╭──
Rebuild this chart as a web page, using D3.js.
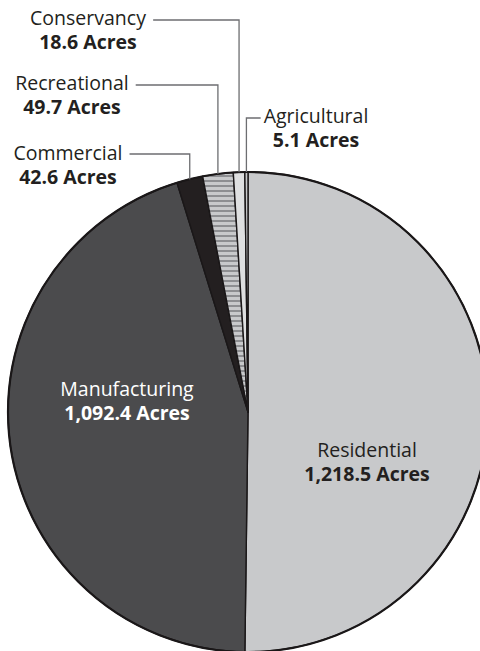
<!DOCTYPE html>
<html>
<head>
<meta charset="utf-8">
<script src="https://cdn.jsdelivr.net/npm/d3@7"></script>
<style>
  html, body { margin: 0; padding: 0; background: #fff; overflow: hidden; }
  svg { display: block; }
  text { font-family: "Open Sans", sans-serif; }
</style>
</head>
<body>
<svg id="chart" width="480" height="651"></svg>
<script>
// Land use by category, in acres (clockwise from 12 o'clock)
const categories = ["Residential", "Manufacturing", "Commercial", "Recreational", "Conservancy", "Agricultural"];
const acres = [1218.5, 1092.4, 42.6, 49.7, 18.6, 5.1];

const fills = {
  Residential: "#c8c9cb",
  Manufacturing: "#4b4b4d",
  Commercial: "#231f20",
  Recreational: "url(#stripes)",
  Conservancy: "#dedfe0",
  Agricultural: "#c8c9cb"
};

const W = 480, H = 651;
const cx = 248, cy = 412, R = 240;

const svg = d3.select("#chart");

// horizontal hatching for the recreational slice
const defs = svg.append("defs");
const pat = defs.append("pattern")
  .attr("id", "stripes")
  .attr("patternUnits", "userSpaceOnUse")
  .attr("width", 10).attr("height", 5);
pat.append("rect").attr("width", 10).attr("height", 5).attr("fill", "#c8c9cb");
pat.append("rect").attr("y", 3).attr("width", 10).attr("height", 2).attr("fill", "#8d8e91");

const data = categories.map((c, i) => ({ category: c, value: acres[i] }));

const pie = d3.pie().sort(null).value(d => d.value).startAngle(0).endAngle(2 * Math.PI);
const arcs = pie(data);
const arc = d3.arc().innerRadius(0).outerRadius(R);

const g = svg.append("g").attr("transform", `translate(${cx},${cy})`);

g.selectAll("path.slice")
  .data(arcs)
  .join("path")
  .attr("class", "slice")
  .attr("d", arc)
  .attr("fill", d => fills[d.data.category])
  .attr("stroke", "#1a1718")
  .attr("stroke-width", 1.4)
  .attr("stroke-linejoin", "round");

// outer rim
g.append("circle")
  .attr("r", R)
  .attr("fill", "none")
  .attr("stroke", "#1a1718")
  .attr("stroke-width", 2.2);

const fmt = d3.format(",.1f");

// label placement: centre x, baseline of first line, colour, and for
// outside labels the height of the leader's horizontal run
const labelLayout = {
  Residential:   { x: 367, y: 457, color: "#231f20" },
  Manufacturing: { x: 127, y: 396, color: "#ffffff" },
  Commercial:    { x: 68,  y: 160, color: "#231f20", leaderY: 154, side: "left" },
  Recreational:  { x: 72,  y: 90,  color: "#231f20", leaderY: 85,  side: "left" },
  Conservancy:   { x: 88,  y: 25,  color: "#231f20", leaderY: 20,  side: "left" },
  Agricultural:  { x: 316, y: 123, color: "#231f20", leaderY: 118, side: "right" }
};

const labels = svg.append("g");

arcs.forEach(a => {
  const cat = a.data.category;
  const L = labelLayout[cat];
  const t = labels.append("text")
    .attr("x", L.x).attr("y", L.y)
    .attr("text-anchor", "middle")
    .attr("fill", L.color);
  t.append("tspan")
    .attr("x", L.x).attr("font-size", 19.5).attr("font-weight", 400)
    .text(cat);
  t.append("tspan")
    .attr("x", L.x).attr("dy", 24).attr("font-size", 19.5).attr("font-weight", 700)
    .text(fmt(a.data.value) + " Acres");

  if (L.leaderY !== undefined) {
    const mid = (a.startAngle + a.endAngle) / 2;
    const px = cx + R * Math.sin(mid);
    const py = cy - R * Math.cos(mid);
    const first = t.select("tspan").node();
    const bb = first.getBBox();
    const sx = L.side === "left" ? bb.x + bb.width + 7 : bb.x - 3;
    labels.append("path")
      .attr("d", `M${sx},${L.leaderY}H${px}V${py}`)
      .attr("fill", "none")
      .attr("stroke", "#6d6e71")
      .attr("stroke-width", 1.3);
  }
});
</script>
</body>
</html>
╰──
╭──
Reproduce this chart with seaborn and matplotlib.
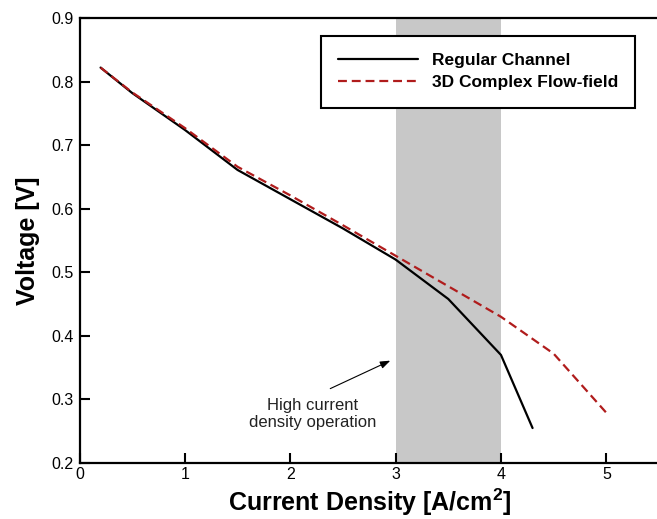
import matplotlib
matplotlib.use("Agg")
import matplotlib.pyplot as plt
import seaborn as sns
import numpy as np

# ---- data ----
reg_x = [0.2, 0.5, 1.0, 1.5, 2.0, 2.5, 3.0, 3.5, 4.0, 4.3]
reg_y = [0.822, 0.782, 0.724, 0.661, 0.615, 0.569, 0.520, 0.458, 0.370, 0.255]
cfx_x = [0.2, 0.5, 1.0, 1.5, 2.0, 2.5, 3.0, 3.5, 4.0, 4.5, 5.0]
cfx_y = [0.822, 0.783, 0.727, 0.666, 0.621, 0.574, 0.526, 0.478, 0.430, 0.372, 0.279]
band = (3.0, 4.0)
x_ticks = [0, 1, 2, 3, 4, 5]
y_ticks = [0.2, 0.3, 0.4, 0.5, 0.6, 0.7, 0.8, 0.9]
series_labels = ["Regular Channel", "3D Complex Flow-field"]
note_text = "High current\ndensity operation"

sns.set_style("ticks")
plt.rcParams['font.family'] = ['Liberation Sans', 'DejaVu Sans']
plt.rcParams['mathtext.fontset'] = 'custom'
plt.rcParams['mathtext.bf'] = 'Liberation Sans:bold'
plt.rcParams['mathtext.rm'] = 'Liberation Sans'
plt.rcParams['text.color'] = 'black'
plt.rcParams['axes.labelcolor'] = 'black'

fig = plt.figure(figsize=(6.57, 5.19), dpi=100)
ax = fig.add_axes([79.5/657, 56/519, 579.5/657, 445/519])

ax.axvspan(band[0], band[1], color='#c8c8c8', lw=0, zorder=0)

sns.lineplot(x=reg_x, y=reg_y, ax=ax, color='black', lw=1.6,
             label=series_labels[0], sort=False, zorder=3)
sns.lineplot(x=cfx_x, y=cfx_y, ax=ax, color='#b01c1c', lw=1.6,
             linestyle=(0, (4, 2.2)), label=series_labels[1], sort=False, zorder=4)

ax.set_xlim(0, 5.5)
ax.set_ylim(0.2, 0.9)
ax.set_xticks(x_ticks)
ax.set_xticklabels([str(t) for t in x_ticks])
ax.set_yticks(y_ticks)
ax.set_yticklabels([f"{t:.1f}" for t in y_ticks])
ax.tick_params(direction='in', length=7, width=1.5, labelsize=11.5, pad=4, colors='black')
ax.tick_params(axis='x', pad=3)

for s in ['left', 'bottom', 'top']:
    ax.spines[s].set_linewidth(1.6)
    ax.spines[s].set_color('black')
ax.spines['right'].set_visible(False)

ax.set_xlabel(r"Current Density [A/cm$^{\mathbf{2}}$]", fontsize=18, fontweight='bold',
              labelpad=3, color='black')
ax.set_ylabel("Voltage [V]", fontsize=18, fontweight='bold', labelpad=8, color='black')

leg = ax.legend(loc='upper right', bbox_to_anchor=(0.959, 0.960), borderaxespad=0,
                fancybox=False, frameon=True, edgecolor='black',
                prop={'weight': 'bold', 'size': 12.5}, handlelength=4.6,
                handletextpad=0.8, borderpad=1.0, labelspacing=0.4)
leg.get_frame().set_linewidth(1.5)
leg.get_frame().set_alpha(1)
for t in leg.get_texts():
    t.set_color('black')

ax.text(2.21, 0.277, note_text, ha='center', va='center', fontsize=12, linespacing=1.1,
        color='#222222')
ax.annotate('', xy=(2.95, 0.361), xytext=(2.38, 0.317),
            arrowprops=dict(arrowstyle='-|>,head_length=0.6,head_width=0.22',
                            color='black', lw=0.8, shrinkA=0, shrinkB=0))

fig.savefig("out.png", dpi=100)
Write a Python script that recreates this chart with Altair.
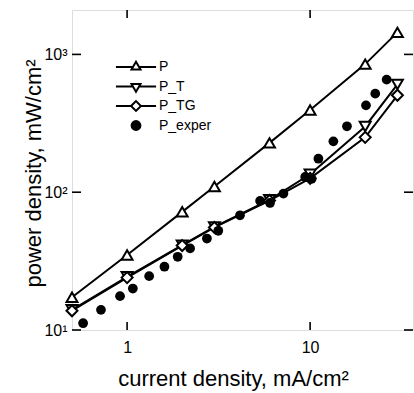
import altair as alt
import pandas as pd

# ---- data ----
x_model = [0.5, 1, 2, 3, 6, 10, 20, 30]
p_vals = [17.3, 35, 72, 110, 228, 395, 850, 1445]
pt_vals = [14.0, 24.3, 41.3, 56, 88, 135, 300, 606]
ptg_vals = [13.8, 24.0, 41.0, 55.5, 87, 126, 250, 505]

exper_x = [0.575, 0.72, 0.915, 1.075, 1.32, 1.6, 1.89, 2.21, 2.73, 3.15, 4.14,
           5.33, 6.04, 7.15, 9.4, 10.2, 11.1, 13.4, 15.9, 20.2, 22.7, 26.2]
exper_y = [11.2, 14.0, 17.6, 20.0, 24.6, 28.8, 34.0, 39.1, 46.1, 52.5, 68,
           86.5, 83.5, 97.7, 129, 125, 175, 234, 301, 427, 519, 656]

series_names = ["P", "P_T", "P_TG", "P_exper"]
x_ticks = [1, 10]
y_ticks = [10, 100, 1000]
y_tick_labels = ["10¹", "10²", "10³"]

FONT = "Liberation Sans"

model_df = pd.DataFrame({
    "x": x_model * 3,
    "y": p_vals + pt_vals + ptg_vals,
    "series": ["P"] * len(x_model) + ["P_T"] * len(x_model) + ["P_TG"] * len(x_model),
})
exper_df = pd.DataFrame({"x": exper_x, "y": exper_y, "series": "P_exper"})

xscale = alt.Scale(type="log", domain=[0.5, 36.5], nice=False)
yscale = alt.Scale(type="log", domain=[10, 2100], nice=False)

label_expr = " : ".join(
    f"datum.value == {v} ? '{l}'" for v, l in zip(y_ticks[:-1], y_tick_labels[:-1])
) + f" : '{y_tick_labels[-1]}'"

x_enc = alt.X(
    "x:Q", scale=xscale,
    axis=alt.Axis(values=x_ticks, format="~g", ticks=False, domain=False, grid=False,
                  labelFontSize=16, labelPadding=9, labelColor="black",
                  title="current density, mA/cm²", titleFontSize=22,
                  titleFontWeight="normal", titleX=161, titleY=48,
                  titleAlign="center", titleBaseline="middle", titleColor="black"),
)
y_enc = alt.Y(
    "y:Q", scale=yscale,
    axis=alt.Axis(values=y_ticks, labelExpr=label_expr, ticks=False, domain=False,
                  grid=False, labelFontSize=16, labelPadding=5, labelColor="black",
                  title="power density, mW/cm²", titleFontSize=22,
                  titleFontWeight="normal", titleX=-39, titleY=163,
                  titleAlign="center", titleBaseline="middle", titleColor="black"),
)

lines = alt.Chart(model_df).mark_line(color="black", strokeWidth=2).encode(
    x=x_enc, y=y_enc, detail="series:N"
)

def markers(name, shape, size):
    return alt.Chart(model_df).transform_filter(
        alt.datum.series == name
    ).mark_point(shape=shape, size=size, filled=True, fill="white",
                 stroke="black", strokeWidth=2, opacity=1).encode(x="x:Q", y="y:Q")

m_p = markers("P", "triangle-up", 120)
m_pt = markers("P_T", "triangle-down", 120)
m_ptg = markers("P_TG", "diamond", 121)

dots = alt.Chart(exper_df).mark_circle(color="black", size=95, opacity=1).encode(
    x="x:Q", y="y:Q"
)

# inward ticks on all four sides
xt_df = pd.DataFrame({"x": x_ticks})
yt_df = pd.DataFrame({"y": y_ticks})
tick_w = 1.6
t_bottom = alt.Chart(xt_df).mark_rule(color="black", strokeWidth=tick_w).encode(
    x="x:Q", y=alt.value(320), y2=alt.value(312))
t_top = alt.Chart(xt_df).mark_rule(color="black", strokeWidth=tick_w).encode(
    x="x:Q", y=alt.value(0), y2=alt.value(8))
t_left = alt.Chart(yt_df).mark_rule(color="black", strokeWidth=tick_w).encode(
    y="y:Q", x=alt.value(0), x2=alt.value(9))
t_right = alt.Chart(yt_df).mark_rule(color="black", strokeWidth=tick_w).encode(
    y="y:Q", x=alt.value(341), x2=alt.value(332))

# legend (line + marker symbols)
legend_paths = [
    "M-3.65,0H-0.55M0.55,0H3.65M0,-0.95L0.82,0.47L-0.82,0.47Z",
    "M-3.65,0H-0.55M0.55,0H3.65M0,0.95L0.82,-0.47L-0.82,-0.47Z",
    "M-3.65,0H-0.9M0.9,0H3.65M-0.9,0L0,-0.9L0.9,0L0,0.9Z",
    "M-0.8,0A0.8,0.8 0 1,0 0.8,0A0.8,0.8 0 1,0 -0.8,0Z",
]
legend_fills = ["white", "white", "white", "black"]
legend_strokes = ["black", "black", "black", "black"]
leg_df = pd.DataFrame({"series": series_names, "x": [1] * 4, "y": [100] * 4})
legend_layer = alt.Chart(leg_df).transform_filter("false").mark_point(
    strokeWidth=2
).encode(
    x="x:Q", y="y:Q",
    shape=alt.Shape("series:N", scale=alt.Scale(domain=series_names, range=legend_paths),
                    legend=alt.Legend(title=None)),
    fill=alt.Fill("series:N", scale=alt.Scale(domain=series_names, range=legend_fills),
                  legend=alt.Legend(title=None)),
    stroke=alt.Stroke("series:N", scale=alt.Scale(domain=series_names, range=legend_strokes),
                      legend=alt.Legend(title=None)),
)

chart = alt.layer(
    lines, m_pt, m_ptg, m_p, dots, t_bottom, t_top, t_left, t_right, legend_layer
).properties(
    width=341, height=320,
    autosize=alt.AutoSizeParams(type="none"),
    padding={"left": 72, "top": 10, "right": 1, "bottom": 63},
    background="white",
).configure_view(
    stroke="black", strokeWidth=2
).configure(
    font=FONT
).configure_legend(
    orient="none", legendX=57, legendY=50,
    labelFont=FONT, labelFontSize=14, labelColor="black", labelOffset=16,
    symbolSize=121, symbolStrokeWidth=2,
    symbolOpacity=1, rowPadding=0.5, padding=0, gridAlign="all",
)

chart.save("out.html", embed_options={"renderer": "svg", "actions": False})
╰──
Goal of the exercise -> In the listing above, find the line with "Reproduce this chart" and the line with "import numpy as np". Copy exactly those two and every line between, without the pictures.

Full response ->
Reproduce this chart with seaborn and matplotlib.
import matplotlib
matplotlib.use("Agg")
import matplotlib.pyplot as plt
import seaborn as sns
import numpy as np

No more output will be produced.